Представляется, что стратегия завершения сюжетов 10-х гг. в позднем творчестве Ахматовой неслучайна не только в силу его итоговости, с естественным для итогового пафоса стремлением свести «начала и концы». Новеллистическая сюжетность, как известно, – это одно из тех свойств ранней ахматовской лирики, которые позволили уже первым проницательными ее исследователям видеть ее своеобразие в применении в поэзии приемов психологической прозы. Завершение сюжетов ранней ахматовской лирики в ее поздних произведениях и тем самым акцентирование сюжетности на уровне всего творчества поэта, представленного как единый текст, можно, на наш взгляд, рассматривать как трансформированную поздней ахматовской семантической поэтикой форму той «новеллистичности», которая была визитной карточкой ее поэзии с самого начала. По-новому актуализированная сюжетность, таким образом, становится одним из тех средств, с помощью которых оказывается возможным, при разительном несходстве ранней и поздней ахматовских поэтик, связать ее раннее и позднее творчество в органическое единство.

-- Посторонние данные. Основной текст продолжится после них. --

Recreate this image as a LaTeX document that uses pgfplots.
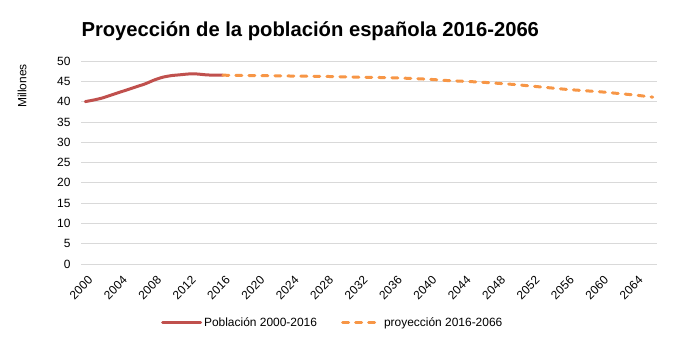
\documentclass[border=0pt]{standalone}
\usepackage{fontspec}
\setmainfont{Liberation Sans}
\usepackage{pgfplots}
\pgfplotsset{compat=1.18}
\definecolor{cred}{RGB}{192,80,77}
\definecolor{corange}{RGB}{247,150,70}
\definecolor{cgrid}{RGB}{217,217,217}
\begin{document}
\begin{tikzpicture}
\useasboundingbox (0,0) rectangle (685bp,345bp);
\node[anchor=west,font=\fontsize{20.3}{24}\selectfont\bfseries] at (78bp,314bp) {Proyección de la población española 2016-2066};
\node[rotate=90,font=\fontsize{12}{14}\selectfont] at (22bp,259bp) {Millones};
\begin{axis}[
  at={(81bp,81bp)}, anchor=south west,
  scale only axis, width=576bp, height=203bp,
  xmin=1999.5, xmax=2066.5, ymin=0, ymax=50,
  xtick={2000,2004,...,2064},
  ytick={0,5,...,50},
  /pgf/number format/1000 sep={},
  /pgf/number format/assume math mode=true,
  tick label style={font=\fontsize{12}{14}\selectfont},
  xticklabel style={rotate=45, anchor=north east, xshift=-3bp, yshift=-6bp},
  yticklabel style={xshift=-7bp},
  major tick length=0pt,
  ymajorgrids, grid style={cgrid, line width=0.8bp},
  axis x line*=bottom, axis y line*=left,
  x axis line style={cgrid, line width=0.8bp, -},
  y axis line style={draw=none},
  legend columns=2,
  legend style={at={(0.437,-0.29)}, anchor=center, draw=none, font=\fontsize{12}{14}\selectfont,
     /tikz/every even column/.append style={column sep=22bp}},
  legend cell align=left,
  legend image code/.code={\draw[#1] (0bp,0bp) -- (38bp,0bp);},
  clip=false,
]
\addplot[cred, line width=3bp, line cap=round, smooth, tension=0.4] coordinates {
(2000,40.0) (2001,40.4) (2002,40.9) (2003,41.6) (2004,42.3) (2005,43.0) (2006,43.7)
(2007,44.4) (2008,45.3) (2009,46.0) (2010,46.4) (2011,46.6) (2012,46.8) (2013,46.8)
(2014,46.6) (2015,46.5) (2016,46.5)};
\addlegendentry{Población 2000-2016}
\addplot[corange, line width=3bp, line cap=round, dash pattern=on 6bp off 7bp] coordinates {
(2016,46.5) (2018,46.45) (2020,46.4) (2022,46.35) (2024,46.3) (2026,46.25) (2028,46.2)
(2030,46.1) (2032,46.0) (2034,45.95) (2036,45.85) (2038,45.7) (2040,45.5) (2042,45.2)
(2044,45.0) (2046,44.8) (2048,44.5) (2050,44.2) (2052,43.8) (2054,43.4) (2056,43.0)
(2058,42.7) (2060,42.4) (2062,42.0) (2064,41.6) (2066,41.1)};
\addlegendentry{proyección 2016-2066}
\end{axis}
\end{tikzpicture}
\end{document}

1. Анна Ахматова. Собр. соч.: В 6-ти т. – Т. 2, кн. 1. – С. 80. Далее отсылки к указанному изданию даны в тексте с обозначением в скобках тома и страницы.
2. Пастернак Б. Собр.соч.: В 5-ти т. – Т.3. – М., 1990. – С.510.
3. Поберезкина П. Е. Цикл «Победа» Анны Ахматовой // «Свет мой канет в бездну. Я вам оставлю луч...»: Сб. публикаций, статей и материалов, посвященных памяти Владимира Васильевича Мусатова / Сост. О. С. Бердяева, Т. В. Игошева; НовГУ им. Ярослава Мудрого. – Вел. Новгород, 2005. – С. 159- 160.
4. Найман А.Г. Рассказы о Анне Ахматовой. – М., 1989. – С. 88.
5. Лукницкий П. Н. Встречи с Анной Ахматовой. Т. 1. 1924-25 гг. – P., 1991. – С. 8.
6. Волков С. Диалоги с Иосифом Бродским. – М., 1998. – С. 250.
7. Королева Н. Анна Ахматова. Жизнь поэта // А. Ахматова. Собр. соч.: В 6-ти т. – Т. 2, кн. 1. – М., 1999. – С. 339.
8. Там же. С. 299-302.
9. Мандельштам О. Соч.: В 2-х т. – Т. 2. – М., 1990. – С. 170.
10. Там же. С. 186.
11. Там же.
12. Гумилев. Соч.: в 3-х т. – Т.1. – М., 1991. – С. 141.
13. Записные книжки Анны Ахматовой (1958-1966) – М. – Torino, 1996. – С. 289.